### JOB
Note each line of the listing that contains the string "this", and copy it.

Code that draws figures:
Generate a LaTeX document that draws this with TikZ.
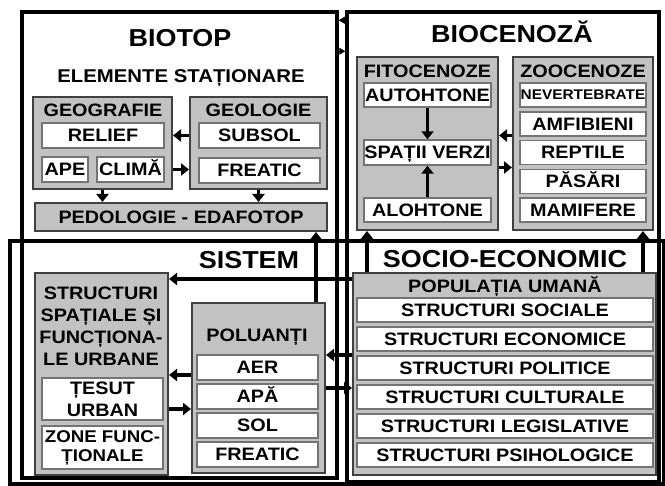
\documentclass[tikz,border=0pt]{standalone}
\usepackage{fontspec}
\setmainfont{Liberation Sans}[FakeStretch=1.1]
\usetikzlibrary{arrows.meta}
\newcommand\cellfont{\bfseries\fontsize{18}{22}\selectfont}

\begin{document}
\begin{tikzpicture}[x=1pt, y=-1pt,
  frame/.style={rectangle, draw=black, line width=3.5pt, inner sep=0pt},
  grp/.style={rectangle, draw=black!75, line width=2pt, fill=black!24, inner sep=0pt},
  lbl/.style={inner sep=0pt, font=\cellfont, align=center},
  hd/.style={lbl, text height=12.9pt, text depth=0pt},
  cell/.style={lbl, rectangle, draw=black!55, line width=1.4pt, fill=white},
  one/.style={cell, text height=12.9pt, text depth=0pt},
  ttl/.style={inner sep=0pt, font=\bfseries\fontsize{24.5}{29}\selectfont, text height=17.5pt, text depth=0pt},
  arr/.style={line width=3.6pt, -{Triangle[length=8pt,width=12pt]}},
  tip/.style={line width=1pt, -{Triangle[length=6pt,width=7pt]}}]

\useasboundingbox (0,0) rectangle (665,486);

\node(biotop) [frame, minimum width=315pt, minimum height=466pt] at (179.5,245) {};
\node(biocenoza) [frame, minimum width=312pt, minimum height=470pt] at (503,247) {};
\node(sistem) [frame, minimum width=654pt, minimum height=243pt] at (337,362.5) {};

\node(biotoptitle) [ttl] at (180,37.5) {BIOTOP};
\node(stationare) [hd, font=\bfseries\fontsize{18.5}{22}\selectfont] at (181,76.5) {ELEMENTE STAȚIONARE};
\node(biocenozatitle) [ttl] at (512,33.5) {BIOCENOZĂ};
\node(sistemtitle) [ttl] at (249,260) {SISTEM};
\node(sociotitle) [ttl] at (505,258.5) {SOCIO-ECONOMIC};

\node(geografie) [grp, minimum width=139pt, minimum height=92pt] at (102.5,143) {};
\node(geografietitle) [hd] at (103,110) {GEOGRAFIE};
\node(relief) [one, minimum width=122pt, minimum height=25pt] at (103,135.5) {RELIEF};
\node(ape) [one, minimum width=46pt, minimum height=25pt] at (65,169.5) {APE};
\node(clima) [one, minimum width=67pt, minimum height=25pt] at (130.5,169.5) {CLIMĂ};
\node(geologie) [grp, minimum width=137pt, minimum height=92pt] at (258.5,143) {};
\node(geologietitle) [hd] at (258.5,110) {GEOLOGIE};
\node(subsol) [one, minimum width=121pt, minimum height=25pt] at (259.5,135.5) {SUBSOL};
\node(freatic) [one, minimum width=121pt, minimum height=25pt] at (259.5,170.5) {FREATIC};
\node(pedologie) [grp, minimum width=292pt, minimum height=28pt, text height=12.9pt, text depth=0pt, font=\cellfont] at (181,217) {PEDOLOGIE - EDAFOTOP};

\node(fitocenoze) [grp, minimum width=141pt, minimum height=173pt] at (427.5,143.5) {};
\node(fitotitle) [hd] at (427.5,71.5) {FITOCENOZE};
\node(autohtone) [one, minimum width=127pt, minimum height=24pt] at (427.5,95) {AUTOHTONE};
\node(spatii) [one, minimum width=127pt, minimum height=25pt] at (427.5,152.5) {SPAȚII VERZI};
\node(alohtone) [one, minimum width=127pt, minimum height=24pt] at (427.5,210) {ALOHTONE};
\node(zoocenoze) [grp, minimum width=140pt, minimum height=173pt] at (583,143.5) {};
\node(zootitle) [hd] at (583,71.5) {ZOOCENOZE};
\node(nevertebrate) [one, minimum width=126pt, minimum height=24pt, font=\bfseries\fontsize{14}{17}\selectfont, text height=10pt] at (583,95) {NEVERTEBRATE};
\node(amfibieni) [one, minimum width=126pt, minimum height=24pt] at (583,124) {AMFIBIENI};
\node(reptile) [one, minimum width=126pt, minimum height=24pt] at (583,152.5) {REPTILE};
\node(pasari) [one, minimum width=126pt, minimum height=24pt] at (583,181.5) {PĂSĂRI};
\node(mamifere) [one, minimum width=126pt, minimum height=24pt] at (583,210) {MAMIFERE};

\node(structuri) [grp, minimum width=133pt, minimum height=202pt] at (101.5,374) {};
\node(structuritext) [lbl] at (101,326) {STRUCTURI\\SPAȚIALE ȘI\\FUNCȚIONA-\\LE URBANE};
\node(tesut) [cell, minimum width=121pt, minimum height=42pt] at (102.5,399) {ȚESUT\\URBAN};
\node(zone) [cell, minimum width=121pt, minimum height=43pt, font=\bfseries\fontsize{17}{19}\selectfont] at (102.5,447.5) {ZONE FUNC-\\ȚIONALE};
\node(poluanti) [grp, minimum width=133pt, minimum height=170pt] at (258.5,388) {};
\node(poluantititle) [hd] at (257,335) {POLUANȚI};
\node(aer) [one, minimum width=121pt, minimum height=25pt] at (257.5,367.5) {AER};
\node(apa) [one, minimum width=121pt, minimum height=25pt] at (257.5,396.5) {APĂ};
\node(sol) [one, minimum width=121pt, minimum height=25pt] at (257.5,425.5) {SOL};
\node(freatic2) [one, minimum width=121pt, minimum height=25pt] at (257.5,454.5) {FREATIC};

\node(populatia) [grp, minimum width=303pt, minimum height=202pt] at (504.5,374) {};
\node(populatiatitle) [hd] at (505,286.5) {POPULAȚIA UMANĂ};
\node(sociale) [one, minimum width=296pt, minimum height=24pt] at (505,310) {STRUCTURI SOCIALE};
\node(economice) [one, minimum width=296pt, minimum height=24pt] at (505,339) {STRUCTURI ECONOMICE};
\node(politice) [one, minimum width=296pt, minimum height=24pt] at (505,368) {STRUCTURI POLITICE};
\node(culturale) [one, minimum width=296pt, minimum height=24pt] at (505,397) {STRUCTURI CULTURALE};
\node(legislative) [one, minimum width=296pt, minimum height=24pt] at (505,426) {STRUCTURI LEGISLATIVE};
\node(psihologice) [one, minimum width=296pt, minimum height=24pt] at (505,455) {STRUCTURI PSIHOLOGICE};

\draw[arr] (geologie.west |- relief) -- (geografie.east |- relief);
\draw[arr] (geografie.east |- clima) -- (geologie.west |- clima);
\draw[arr] (geografie.south) -- (geografie.south |- pedologie.north);
\draw[arr] (geologie.south) -- (geologie.south |- pedologie.north);
\coordinate (polup) at ([xshift=-10pt]poluanti.north east);
\draw[arr] (polup) -- (polup |- pedologie.south);

\draw[arr] (autohtone) -- (spatii);
\draw[arr, line width=2.5pt] (alohtone) -- (spatii);
\coordinate (zf) at ([yshift=8pt]zoocenoze.west);
\draw[arr] (zf) -- (zf -| fitocenoze.east);
\coordinate (fz) at ([yshift=-24pt]fitocenoze.east);
\draw[arr] (fz) -- (fz -| zoocenoze.west);

\coordinate (pf) at ([xshift=15pt]populatia.north west);
\draw[arr] (pf) -- (pf |- fitocenoze.south);
\coordinate (pz) at ([xshift=-14pt]populatia.north east);
\draw[arr] (pz) -- (pz |- zoocenoze.south);

\coordinate (ps) at ([yshift=-7pt]populatia.north west);
\draw[arr] (ps) -- (ps -| structuri.east);
\coordinate (pp) at ([yshift=19pt]populatia.west);
\draw[arr] (pp) -- (pp -| poluanti.east);
\draw[arr] (poluanti.east) -- (poluanti.east -| populatia.west);
\coordinate (ls) at ([yshift=13pt]poluanti.west);
\draw[arr] (ls) -- (ls -| structuri.east);
\coordinate (sl) at ([yshift=-21pt]poluanti.west);
\draw[arr] (sl -| structuri.east) -- (sl);

\coordinate (bb) at ([yshift=-10pt]biocenoza.north west);
\draw[tip] (bb) -- (bb -| biotop.east);
\coordinate (bc) at ([yshift=-41pt]biocenoza.north west);
\draw[tip] (bc -| biotop.east) -- (bc);

\end{tikzpicture}
\end{document}
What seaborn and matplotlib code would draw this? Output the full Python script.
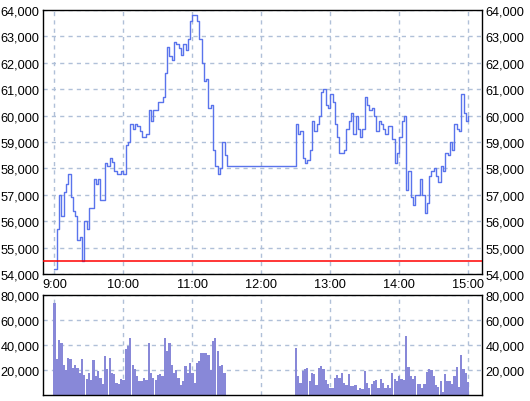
import numpy as np
import pandas as pd
import matplotlib
matplotlib.use("Agg")
import matplotlib.pyplot as plt
import seaborn as sns
from matplotlib.ticker import FixedLocator, FuncFormatter

sns.set_theme(style="white")
plt.rcParams['font.family'] = ['Liberation Sans', 'DejaVu Sans']
plt.rcParams['font.size'] = 9.2

# ---- data -------------------------------------------------------------
# morning session prices, 2-minute steps from 9:00 to 11:30
am_prices = [54200, 55700, 57000, 56200, 57100, 57400, 57800, 56900, 56400, 56200,
             55300, 55400, 54500, 56000, 55700, 56500, 56500, 57600, 57400, 57600,
             56800, 56800, 58200, 58100, 58400, 58250, 57900, 57800, 57800, 57900,
             57800, 58900, 59000, 59700, 59500, 59700, 59600, 59400, 59200, 59200,
             59300, 60200, 59800, 60200, 60200, 60500, 60500, 60700, 61600, 62600,
             62250, 62100, 62800, 62700, 62550, 62300, 62700, 62500, 62900, 63600,
             63800, 63800, 63600, 62900, 62000, 61300, 61400, 60300, 60400, 58700,
             58100, 57800, 58000, 59000, 58500, 58100]
# afternoon session prices, 2-minute steps from 12:30 to 15:00
pm_prices = [59700, 59300, 59400, 58400, 58200, 58300, 58700, 59800, 59400, 59700,
             60000, 60900, 61000, 60400, 60300, 60800, 60500, 59700, 59200, 58600,
             58600, 58700, 59500, 59800, 60100, 59300, 60000, 59500, 59200, 59500,
             60700, 60400, 60200, 60300, 60000, 59400, 59800, 59700, 59500, 59300,
             59600, 59600, 59100, 58200, 58600, 59200, 59800, 60000, 57200, 57900,
             56900, 56600, 57000, 57000, 57600, 57000, 56300, 56700, 57700, 57900,
             58000, 57700, 57500, 58100, 57900, 58600, 58500, 59000, 58700, 59700,
             59500, 59400, 60800, 60100, 59800, 60000]
# volumes, morning 9:00-11:28 and afternoon 12:30-15:00
am_volume = [74000, 29000, 44000, 42000, 24000, 20000, 30000, 29000, 22000, 24000,
             22000, 18000, 29000, 16000, 13000, 18000, 12000, 28000, 15000, 19000,
             14000, 9000, 31000, 21000, 30000, 18000, 17000, 10000, 9000, 13000,
             12000, 37000, 39000, 46000, 24000, 21000, 15000, 11000, 11000, 14000,
             12000, 42000, 18000, 14000, 12000, 16000, 17000, 15000, 46000, 35000,
             42000, 24000, 18000, 20000, 14000, 8000, 11000, 23000, 18000, 26000,
             18000, 10000, 26000, 27000, 34000, 34000, 34000, 32000, 20000, 43000,
             46000, 35000, 23000, 24000, 18000]
pm_volume = [38000, 15000, 10000, 19000, 21000, 22000, 11000, 18000, 17000, 8000,
             22000, 23000, 21000, 12000, 9000, 6000, 6000, 14000, 16000, 14000,
             18000, 10000, 8000, 17000, 7000, 7000, 8000, 4000, 6000, 5000,
             19000, 10000, 6000, 9000, 11000, 12000, 6000, 13000, 10000, 6000,
             8000, 6000, 18000, 13000, 11000, 15000, 13000, 12000, 47000, 22600,
             15400, 13000, 15400, 9000, 9000, 5800, 9000, 18600, 21000, 20200,
             15400, 8200, 6600, 11400, 2600, 17000, 11400, 11400, 9000, 15400,
             22600, 6600, 32200, 21000, 17800, 10600]
ref_price = 54500
hour_labels = ["9:00", "10:00", "11:00", "12:00", "13:00", "14:00", "15:00"]

# time grid: minutes after 9:00
am_price_t = np.arange(0, 2 * len(am_prices), 2)
pm_price_t = np.arange(210, 210 + 2 * len(pm_prices), 2)
am_vol_t = np.arange(0, 2 * len(am_volume), 2)
pm_vol_t = np.arange(210, 210 + 2 * len(pm_volume), 2)

price_df = pd.DataFrame({
    "t": np.concatenate([am_price_t, pm_price_t]),
    "price": am_prices + pm_prices,
})
vol_df = pd.DataFrame({
    "t": np.concatenate([am_vol_t, pm_vol_t]),
    "volume": am_volume + pm_volume,
})

# ---- styling -----------------------------------------------------------
W, H = 530, 402
line_col = "#5a74ec"
bar_col = "#8888d8"
grid_col = "#b0c0d8"
left, right = 43, 482

fig = plt.figure(figsize=(W / 100, H / 100), dpi=100)
fig.patch.set_facecolor("white")
ax1 = fig.add_axes([left / W, (H - 275) / H, (right - left) / W, (275 - 11) / H])
ax2 = fig.add_axes([left / W, (H - 396) / H, (right - left) / W, (396 - 296) / H])

sns.lineplot(data=price_df, x="t", y="price", drawstyle="steps-post",
             estimator=None, color=line_col, linewidth=1.0, ax=ax1)
ax1.axhline(ref_price, color="red", linewidth=1.1, zorder=3)

sns.barplot(data=vol_df, x="t", y="volume", native_scale=True, width=0.97,
            color=bar_col, saturation=1, linewidth=0, errorbar=None, ax=ax2)

hour_ticks = [60 * i for i in range(len(hour_labels))]
fmt = FuncFormatter(lambda v, p: f"{int(v):,}")

for ax in (ax1, ax2):
    ax.set_xlim(-10, 372)
    ax.set_xlabel("")
    ax.set_ylabel("")
    ax.set_facecolor("white")
    for s in ax.spines.values():
        s.set_color("black")
        s.set_linewidth(1.0)
    ax.grid(True, color=grid_col, linestyle=(0, (3, 3)), linewidth=1.0)
    ax.set_axisbelow(True)
    ax.xaxis.set_major_locator(FixedLocator(hour_ticks))
    ax.yaxis.set_major_formatter(fmt)
    ax.tick_params(axis="y", which="both", left=True, right=True,
                   labelleft=True, labelright=True, length=0, pad=2.5,
                   labelsize=9.2, colors="black")
    ax.tick_params(axis="x", length=0)

ax1.set_ylim(54000, 64000)
ax1.yaxis.set_major_locator(FixedLocator(list(range(54000, 64001, 1000))))
ax1.set_xticklabels(hour_labels)
ax1.tick_params(axis="x", pad=3, labelsize=9.2, colors="black")

ax2.set_ylim(0, 80000)
ax2.yaxis.set_major_locator(FixedLocator([20000, 40000, 60000, 80000]))
ax2.set_xticklabels([])

fig.savefig("out.png", dpi=100, facecolor="white")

### EXERCISE SOLUTION
Generate a LaTeX document that draws this with TikZ.
What seaborn and matplotlib code would draw this? Output the full Python script.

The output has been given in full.